Semuanya itu melahirkan politik imajinasi yaitu politik yang menyuguhkan tema kampanye dimana seolah-olah dirinya adalah satu-satunya tokoh yang bisa diandalkan untuk menjadi penyambung lidah rakyat, kemudian klaim ini ditampilkan para tokoh politik dengan membagikan sembako dalam kegiatan-kegiatan agama, mendatangi tokoh agama, menjadi aktif untuk tim donatur-donatur kegiatan dimasyarakat, tapi itu semua dilakukan pada saat menjelang pesta demokrasi sehingga masyarakat tergiur, sekali lagi politik imajinasi telah membuat masyarakat tertipu, seharusnya berbuatlah seperti itu dikala dia menjadi tokoh tanpa embel-embel kekuasaan maka rakyat dengan atau tanpa ajakanpun tetap akan memilih apabila memiliki sikap yang welas asih terhadap rakyatnya.
Sebaiknya pilkada harus diwujudkan dalam bentuk pesta demokrasi yang benar-benar dijadikan sebagai sarana pendidikan politik lokal untuk mengenal siapa tokoh putera dan puteri terbaiknya untuk membangun daerah dimasa yang akan datang dengan jaminan intelektual, moral dan agama yang terbaik sehingga dapat memegang amanat rakyat tanpa ada dusta diantara kita.

Penutup
Dilihat dari sudut pandang demokrasi, otonomi daerah diperlukan dalam rangka memperluas partisipasi masyarakat dalam pemerintahan guna mewujudkan kesejahteraan yang berdampingan dengan sistem pemencaran kekuasaan menurut dasar negara berdasarkan atas hukum.
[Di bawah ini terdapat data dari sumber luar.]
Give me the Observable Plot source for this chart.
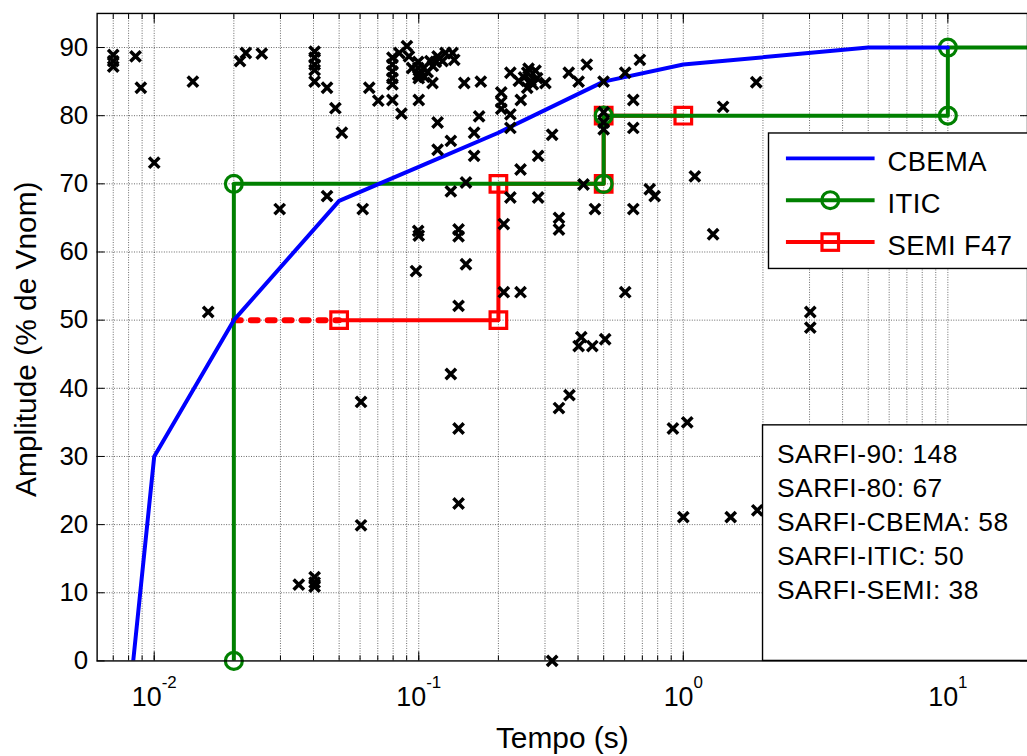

Berdasarkan hal tersebut maka lahirlah mekanisme pilkada secara langsung sebagai wujud demokratisasi pemerintahan daerah, tetapi pada hakekatnya pilkada dan demokratisasi pemerintahan tidak hanya sekedar cara dalam pemilihan kepala daerah secara langsung tetapi harus sampai pada titik dimana masayarakat sebagai subjek pemilih turut merasakan hasil tersebut dalam bentuk kesejahteraan taraf hidup masyarakat .
Mengacu pada pengalaman berbagai negara, praktetk penyelenggaraan pemerintahan daerah pada umumnya memang memilih tiga opsi yaitu dipilih secara langsung oleh masyarakat, dipilih oleh dewan /council, dan oleh pemerintah pusat.Sebenarnya di banyak negara terutama negara-negara yang realatif sudah maju seperti Hongaria, Norwegia dan Amerika, tiga model mekanisme itu tidak banyak menjadi perdebatan, karena apapun sistem yang dianut, sepanjang fungsi-fungsi pemerintah di daerah (protective, public service dan development) dapat dilaksanakan secara optimal dan dirasakan realisasinya oleh masyarakat .
Akhirnya dapat dikatakan pilkada merupakan wujud demokratis dalam pemerintahan daerah, tetapi untuk menuju demokratisasi pemerintahan di daerah harus ada perubahan paradigma bahwa pilkada hanya merupakan cara bukan subtansi. Oleh karena itu subtansi demokratisasi pemerintahan di daerah terletak pada prinsip rakyat harus menjadi subyek pemerataan keadilan dalam berbagai aspek kehidupan penyelenggaraan pemerintahan untuk mewujudkan kesejahteraan masyarakat .



Daftar Pustaka
Buku
Bagir Manan, Menyosong Fajar Otonomi Daerah,UII-Pers, Yogyakarta, 2000.
Bintoro Tjokroaminoto,Good Governance (Paradigma Baru Manajemen Pembangunan), UI-Press, Jakarta, 2000.

M.Thalhah, Pemilihan Kepala Daerah Secara Langsung:Garansi Moral dan Demokrasi,Dalam Buku: Memperkokoh Otonomi Daerah; Kebijakan,Evaluasi dan Saran, UII-Press, Yogyakarta,2004.
Satjipto Rahardjo, Masalah Penegakan Hukum Suatu Tinjauan Sosiologis,BPHN Departemen Kehakiman, Jakarta, 1983.

Tahir Azhary, Negara Hukum, Bulan Bintang, Jakarta, 1992.


Peraturan Perundang-undangan
Undang-Undang Dasar 1945 Amandemen
Undang-Undang 32 Tahun 2004 Tentang Pemerintahan Daerah.